There are several roles which can help consensus decision making run smoothly:

  • The facilitator(s) aids the group in defining decisions that need to be made, helps them through the stages of reaching an agreement, keeps the meeting moving, focuses discussion to the point at hand, makes sure everyone has the opportunity to participate, formulates and tests to see if consensus has been reached.  Facilitators help to direct the process of the meeting, not the content. They never make decisions for the group.  If a facilitator feels too emotionally involved in an issue or discussion and cannot remain neutral in behaviour, if not in attitude, then s/he should ask someone to take over the task of facilitation for that agenda item.

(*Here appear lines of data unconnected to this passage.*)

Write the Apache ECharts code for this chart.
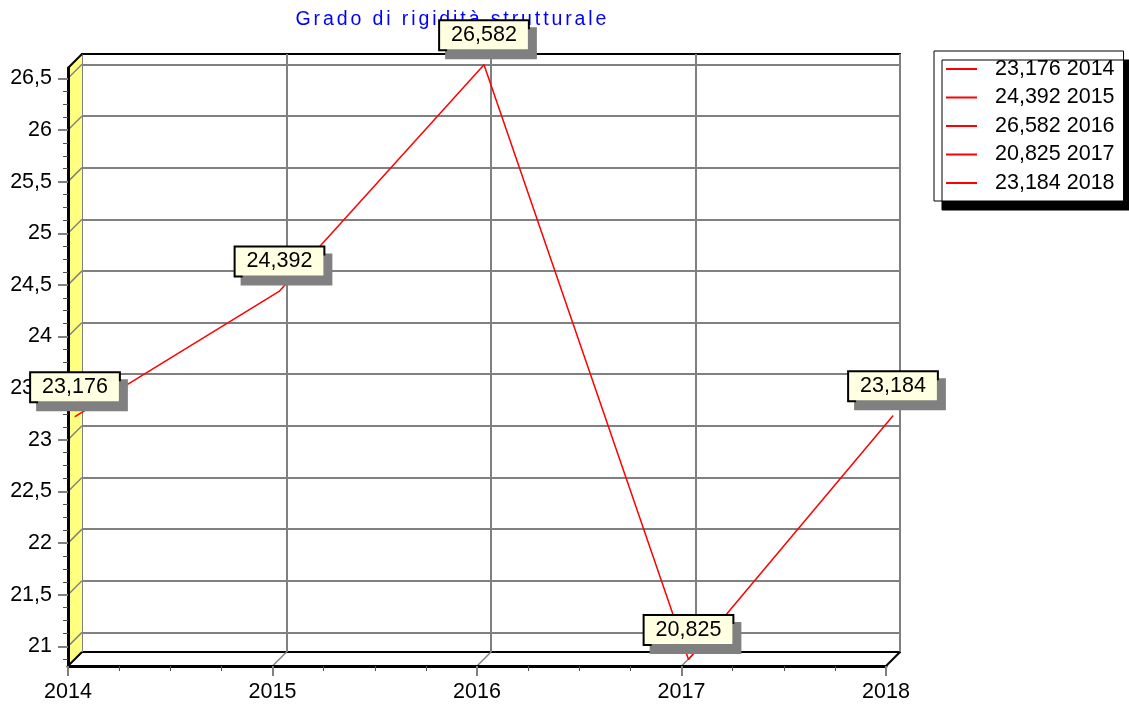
<!DOCTYPE html>
<html><head><meta charset="utf-8">
<script src="https://cdn.jsdelivr.net/npm/echarts@6/dist/echarts.min.js"></script>
<style>html,body{margin:0;padding:0;background:#fff}#c{width:1129px;height:705px}</style>
</head><body><div id="c"></div>
<script>
const chartTitle = 'Grado di rigidità strutturale';
const years = [2014, 2015, 2016, 2017, 2018];
const values = [23.176, 24.392, 26.582, 20.825, 23.184];
const legendNames = ['23,176 2014', '24,392 2015', '26,582 2016', '20,825 2017', '23,184 2018'];
const yTicks = [21, 21.5, 22, 22.5, 23, 23.5, 24, 24.5, 25, 25.5, 26, 26.5];
const yRange = [20.81, 26.6];
const xRange = [2014, 2018];

const FONT = 'Liberation Sans, Arial, sans-serif';
const FS = 21.5;
const DX = 14, DY = 14;   // front offset
const LX = 7, LY = 9;     // line plane offset
const BACK = {left: 82, top: 54, width: 818, height: 598};

const yMinor = [];
yTicks.forEach(t => [0.375, 0.25, 0.125].forEach(d => {
  const v = t - d;
  if (v > yRange[0] && yMinor.indexOf(v) < 0 && yTicks.indexOf(v) < 0) yMinor.push(v);
}));
const comma = v => String(v).replace('.', ',');
const spaced = s => s.split('').map(c => '{s|' + c + '}').join('');

const chart = echarts.init(document.getElementById('c'), null, {renderer: 'canvas'});

const hiddenAxis = (gi, range) => ({
  gridIndex: gi, type: 'value', min: range[0], max: range[1],
  axisLine: {show: false}, axisTick: {show: false}, axisLabel: {show: false}, splitLine: {show: false}
});

const legendSeries = legendNames.map(n => ({
  type: 'line', name: n, data: [], xAxisIndex: 1, yAxisIndex: 1,
  color: '#ff0000', lineStyle: {color: '#ff0000'}
}));

chart.setOption({
  animation: false,
  backgroundColor: '#ffffff',
  title: {
    text: spaced(chartTitle), left: 294, top: 10, padding: 0,
    textStyle: {
      color: '#0000ff', fontSize: 19.5, fontWeight: 'normal', fontFamily: FONT,
      rich: {s: {color: '#0000ff', fontSize: 19.5, fontFamily: FONT, padding: [0, 1.45, 0, 1.45]}}
    }
  },
  legend: {
    data: legendNames, orient: 'vertical', left: 934, top: 51,
    itemGap: 6.5, itemWidth: 31, itemHeight: 2, icon: 'rect', selectedMode: false,
    padding: [7, 9, 7, 12],
    borderColor: '#000', borderWidth: 1, backgroundColor: '#fff',
    shadowColor: '#000', shadowOffsetX: 8, shadowOffsetY: 9, shadowBlur: 0,
    textStyle: {fontSize: FS, color: '#000', fontFamily: FONT, padding: [0, 0, 0, 13]}
  },
  grid: [
    {left: BACK.left, top: BACK.top, width: BACK.width, height: BACK.height, show: true,
     borderColor: '#000', borderWidth: 2, backgroundColor: '#fff'},
    {left: BACK.left - LX, top: BACK.top + LY, width: BACK.width, height: BACK.height, show: false},
    {left: BACK.left - DX, top: BACK.top + DY, width: BACK.width, height: BACK.height, show: false}
  ],
  xAxis: [
    Object.assign(hiddenAxis(0, xRange), {interval: 1, splitLine: {show: true, lineStyle: {color: '#808080', width: 2}}}),
    hiddenAxis(1, xRange),
    {
      gridIndex: 2, type: 'value', min: xRange[0], max: xRange[1], interval: 1, z: 10,
      axisLine: {show: true, lineStyle: {color: '#000', width: 3}},
      axisTick: {show: true, length: 10, lineStyle: {color: '#808080', width: 2}},
      minorTick: {show: true, splitNumber: 4, length: 5, lineStyle: {color: '#505050', width: 1}},
      axisLabel: {show: true, margin: 15, fontSize: FS, color: '#000', fontFamily: FONT, formatter: v => String(v)},
      splitLine: {show: false}
    }
  ],
  yAxis: [
    Object.assign(hiddenAxis(0, yRange), {
      axisTick: {show: false, customValues: yTicks},
      splitLine: {show: true, lineStyle: {color: '#808080', width: 2}}
    }),
    hiddenAxis(1, yRange),
    {
      gridIndex: 2, type: 'value', position: 'left', offset: 0, min: yRange[0], max: yRange[1], z: 10,
      axisLine: {show: true, lineStyle: {color: '#000', width: 3}},
      axisTick: {show: true, length: 10, customValues: yTicks, lineStyle: {color: '#808080', width: 2}},
      axisLabel: {show: true, margin: 16, customValues: yTicks, fontSize: FS, color: '#000', fontFamily: FONT, formatter: v => comma(v)},
      splitLine: {show: false}
    },
    {
      gridIndex: 2, type: 'value', position: 'left', offset: 0, min: yRange[0], max: yRange[1], z: 10,
      axisLine: {show: false},
      axisTick: {show: true, length: 5, customValues: yMinor, lineStyle: {color: '#505050', width: 1}},
      axisLabel: {show: false},
      splitLine: {show: false}
    }
  ],
  series: [
    {
      type: 'line', name: 'values', xAxisIndex: 1, yAxisIndex: 1, z: 12, clip: false,
      data: years.map((y, i) => [y, values[i]]),
      symbol: 'circle', symbolSize: 1, showSymbol: true,
      itemStyle: {color: '#ff0000'},
      lineStyle: {color: '#ff0000', width: 1.5},
      label: {
        show: true, position: 'top', distance: 15,
        formatter: p => p.value[1].toFixed(3).replace('.', ','),
        fontSize: FS, fontFamily: FONT, color: '#000', lineHeight: 21,
        backgroundColor: '#ffffe1', borderColor: '#000', borderWidth: 2,
        padding: [3.5, 11, 3.5, 11],
        shadowColor: '#808080', shadowOffsetX: 7, shadowOffsetY: 8, shadowBlur: 0
      },
      emphasis: {disabled: true}
    }
  ].concat(legendSeries)
});

const px = v => chart.convertToPixel({xAxisIndex: 0}, v);
const py = v => chart.convertToPixel({yAxisIndex: 0}, v);
const xL = px(xRange[0]), xR = px(xRange[1]);
const yT = py(yRange[1]), yB = py(yRange[0]);
const g = [];
g.push({type: 'polygon', z: 1, shape: {points: [[xL - DX, yT + DY], [xL, yT], [xL, yB], [xL - DX, yB + DY]]},
        style: {fill: '#ffff80', stroke: null}});
yTicks.forEach(t => {
  const y = py(t);
  g.push({type: 'line', z: 2, shape: {x1: xL - DX, y1: y + DY, x2: xL, y2: y}, style: {stroke: '#808080', lineWidth: 1.5}});
});
years.forEach((yr, i) => {
  const x = px(yr);
  const edge = (i === 0 || i === years.length - 1);
  g.push({type: 'line', z: 2, shape: {x1: x - DX, y1: yB + DY, x2: x, y2: yB},
          style: {stroke: edge ? '#000' : '#808080', lineWidth: edge ? 2 : 1.5}});
});
g.push({type: 'line', z: 2, shape: {x1: xL - DX, y1: yT + DY, x2: xL, y2: yT}, style: {stroke: '#000', lineWidth: 2}});
chart.setOption({graphic: g});
</script>
</body></html>
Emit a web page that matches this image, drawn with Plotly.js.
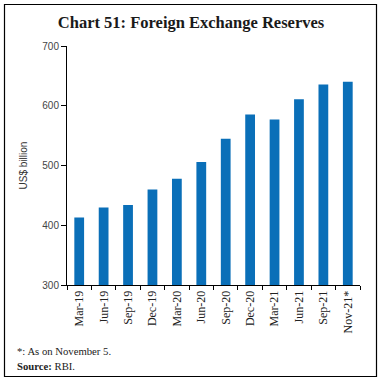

  • A mood-watcher is someone besides the facilitator who watches and comments on individual and group feelings and patterns of participation.
  • A note-taker can take notes on the meeting, especially of decisions made and means of implementation.
  • A timekeeper keeps things on course, by occasionally reminding the group of the time elapsed, or remaining in a session.

Even though individuals take on these roles, all participants in a meeting should be aware of and involved in the issues, process, and feelings of the group, and should share their individual expertise in helping the group run smoothly and reach a decision.  This is especially true when it comes to finding compromise agreements to seemingly contradictory positions.